Bolivia’s conservative president said that he had moved on Wednesday to strengthen the army’s role in quelling anti-government protests that have paralysed cities, caused widespread shortages and threatened to topple his fledgling government.
Facing demands to step down, Rodrigo Paz said again that he had prepared a bill that would empower the military to tackle demonstrations and restore order.
He said the bill would strengthen institutions and our armed forces in their actions during the swearing-in of a new defence minister.
On Wednesday in La Paz, thousands of Bolivians queued for hours to buy chicken, a stark sign of how much families are struggling with shortages that have been worsened by protests.
“If I were him, I would pack my suitcase and leave. As Bolivians, they are killing us already,” Elvira Laura Quispe, one of those waiting, said.
“This damned government has no heart,” she mentioned.

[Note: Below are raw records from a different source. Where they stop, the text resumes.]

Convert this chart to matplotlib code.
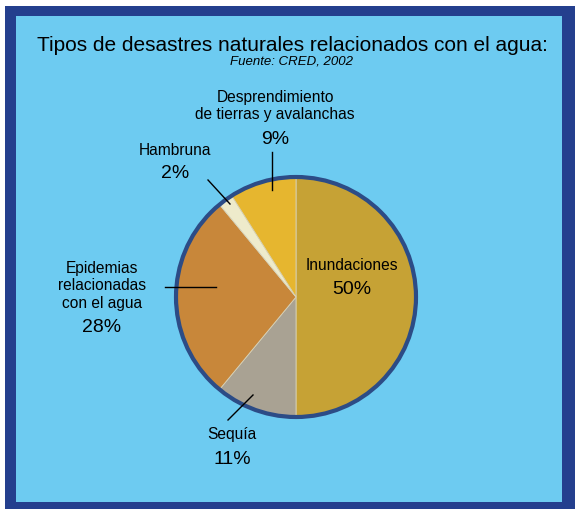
import matplotlib.pyplot as plt
from matplotlib.patches import Rectangle, Circle

plt.rcParams['font.family'] = ['Liberation Sans', 'DejaVu Sans']

labels = ['Inundaciones', 'Sequía', 'Epidemias\nrelacionadas\ncon el agua', 'Hambruna',
          'Desprendimiento\nde tierras y avalanchas']
values = [50, 11, 28, 2, 9]
colors = ['#C6A235', '#A9A293', '#C8873A', '#EEEBCB', '#E6B62F']

W, H = 575, 509


def py(y):
    # pixel row -> data y
    return H - y


fig = plt.figure(figsize=(5.75, 5.09), dpi=100)
ax = fig.add_axes([0, 0, 1, 1])
ax.set_xlim(0, W)
ax.set_ylim(0, H)
ax.set_aspect('equal')
ax.axis('off')

ax.add_patch(Rectangle((5, 0), W - 5, py(6), facecolor='#243F8E', edgecolor='none'))
ax.add_patch(Rectangle((16, py(502)), 562 - 16, 502 - 16, facecolor='#6DCBF1', edgecolor='none'))

cx, cy, r = 296, py(297), 120
ax.pie(values, colors=colors, startangle=90, counterclock=False,
       center=(cx, cy), radius=r, frame=True,
       wedgeprops=dict(edgecolor='#D8D2B8', linewidth=0.6))
ax.set_xlim(0, W)
ax.set_ylim(0, H)
ax.axis('off')
ax.add_patch(Circle((cx, cy), r, facecolor='none', edgecolor='#2C4C86', linewidth=3))

ax.text(292, py(45), 'Tipos de desastres naturales relacionados con el agua:',
        ha='center', va='center', fontsize=15)
ax.text(292, py(61), 'Fuente: CRED, 2002', ha='center', va='center',
        fontsize=9.5, style='italic')

# label text positions (label, percent)
label_pos = [(352, 266, 290), (232, 435, 459), (102, 286, 328), (175, 150, 173), (275, 106, 139)]
for lab, v, (x, yl, yp) in zip(labels, values, label_pos):
    ax.text(x, py(yl), lab, ha='center', va='center', fontsize=11.2, linespacing=1.2)
    ax.text(x, py(yp), '%d%%' % v, ha='center', va='center', fontsize=14)

leaders = [((228, 420), (253, 395)), ((165, 287), (216, 287)),
           ((208, 180), (230, 204)), ((272, 152), (272, 190))]
for (x0, y0), (x1, y1) in leaders:
    ax.plot([x0, x1], [py(y0), py(y1)], color='black', linewidth=1)

plt.savefig('out.png', dpi=100)
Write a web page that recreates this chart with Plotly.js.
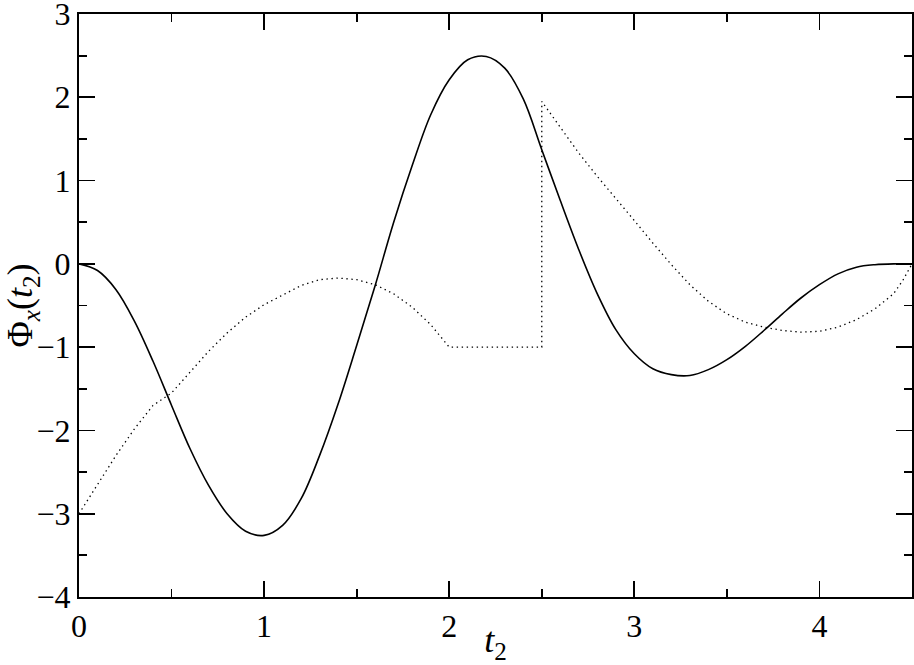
<!DOCTYPE html>
<html>
<head>
<meta charset="utf-8">
<script src="https://cdn.plot.ly/plotly-3.0.1.min.js"></script>
<style>
  body { margin: 0; background: #fff; }
  #chart { width: 914px; height: 665px; }
</style>
</head>
<body>
<div id="chart"></div>
<script>
// solid curve
var solidT = [0, 0.1, 0.2, 0.3, 0.4, 0.5, 0.6, 0.7, 0.8, 0.9,
  1.0, 1.1, 1.2, 1.3, 1.4, 1.5, 1.6, 1.7, 1.8, 1.9,
  2.0, 2.1, 2.2, 2.3, 2.4, 2.5, 2.6, 2.7, 2.8, 2.9,
  3.0, 3.1, 3.2, 3.3, 3.4, 3.5, 3.6, 3.7, 3.8, 3.9,
  4.0, 4.1, 4.2, 4.3, 4.4, 4.5];
var solidPhi = [0, -0.08, -0.31, -0.69, -1.17, -1.70, -2.22, -2.66, -3.00, -3.21,
  -3.26, -3.14, -2.82, -2.30, -1.68, -0.98, -0.26, 0.50, 1.18, 1.79,
  2.21, 2.45, 2.49, 2.35, 1.98, 1.37, 0.76, 0.17, -0.36, -0.79,
  -1.08, -1.26, -1.33, -1.34, -1.27, -1.15, -0.99, -0.80, -0.60, -0.41,
  -0.25, -0.12, -0.04, -0.01, 0, 0];

// dotted curve (flat at -1 between 2 and 2.5, then a jump)
var dotT = [0, 0.1, 0.2, 0.3, 0.4, 0.5, 0.6, 0.7, 0.8, 0.9,
  1.0, 1.1, 1.2, 1.3, 1.4, 1.5, 1.6, 1.7, 1.8, 1.9,
  2.0, 2.5, 2.5, 2.6, 2.7, 2.8, 2.9,
  3.0, 3.1, 3.2, 3.3, 3.4, 3.5, 3.6, 3.7, 3.8, 3.9,
  4.0, 4.1, 4.2, 4.3, 4.4, 4.45, 4.5];
var dotPhi = [-3.00, -2.65, -2.30, -1.98, -1.70, -1.55, -1.30, -1.05, -0.83, -0.64,
  -0.49, -0.37, -0.26, -0.19, -0.17, -0.19, -0.25, -0.36, -0.52, -0.73,
  -1.00, -1.00, 1.95, 1.64, 1.33, 1.05, 0.79,
  0.52, 0.25, -0.01, -0.25, -0.45, -0.60, -0.70, -0.76, -0.80, -0.82,
  -0.81, -0.76, -0.67, -0.54, -0.36, -0.20, 0.0];

var serif = "Liberation Serif";

var traces = [
  {
    x: solidT,
    y: solidPhi,
    type: "scatter",
    mode: "lines",
    line: { color: "#000", width: 1.6, shape: "spline", smoothing: 1 },
    hoverinfo: "skip"
  },
  {
    x: dotT,
    y: dotPhi,
    type: "scatter",
    mode: "lines",
    line: { color: "#000", width: 1.3, dash: "1.4px,3.6px" },
    hoverinfo: "skip"
  }
];

function axisStyle(range) {
  return {
    range: range,
    tick0: 0,
    dtick: 1,
    ticks: "inside",
    ticklen: 16,
    tickwidth: 1.8,
    tickcolor: "#000",
    showline: true,
    linecolor: "#000",
    linewidth: 2,
    mirror: "allticks",
    showgrid: false,
    zeroline: false,
    ticklabeloverflow: "allow",
    minor: { dtick: 0.5, ticks: "inside", ticklen: 8, tickwidth: 1.8, tickcolor: "#000" },
    tickfont: { family: serif, size: 32, color: "#000" }
  };
}

var layout = {
  width: 914,
  height: 665,
  margin: { l: 79, r: 2, t: 14, b: 68 },
  paper_bgcolor: "#fff",
  plot_bgcolor: "#fff",
  showlegend: false,
  xaxis: Object.assign(axisStyle([0, 4.5]), {
    title: { text: "<i>t</i><sub>2</sub>", font: { family: serif, size: 36, color: "#000" }, standoff: 3 }
  }),
  yaxis: Object.assign(axisStyle([-4, 3]), {
    title: { text: "Φ<sub><i>x</i></sub>(<i>t</i><sub>2</sub>)", font: { family: serif, size: 36, color: "#000" }, standoff: 1 }
  })
};

Plotly.newPlot("chart", traces, layout, { staticPlot: true });
</script>
</body>
</html>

Paz entered office a little over seven months ago, after a landmark election that ended two decades of extreme left rule.
He moved quickly to restore severed relations with the United States and introduced sweeping economic reforms, including cutting fuel subsidies that ravaged public finances.
Fierce backlash has erupted across Bolivia, including a month of mass demonstrations calling for his resignation and militant roadblocks that have caused severe food, medicine, and fuel shortages.
“This government is incompetent. It’s been 34 days of blockades with no solution,” said dairy farmer Hugo Calvo Catalan, protesting in the city of Cochabamba Wednesday.
Paz’s government was rocked anew this week when his ministers of defence and education resigned.
The 58-year-old politician has accused protestors of attempting a coup and refused to rule out declaring a state of emergency, which would curb some civil liberties, including freedom of movement and assembly.
“The immediate task is to restore normality,” new Defence Minister Ernesto Justiniano said during his swearing-in on Wednesday.
“Dialogue is always open, but those who refuse to engage in it cannot be allowed to paralyse the country,” he added.
Authorities have recorded almost 100 roadblocks nationwide and the deaths of seven people, who did not receive timely medical care.
The Paz administration accuses former socialist president Evo Morales, in hiding from a warrant for suspected sexual abuse of a minor, of fomenting the unrest.
The former socialist leader, who governed from 2006 to 2019, told AFP in a recent interview that Bolivians are furious because Paz oversees a government that is utterly submissive to Washington.
“I am totally convinced this rebellion is against the neoliberal model and the neocolonial state,” he said.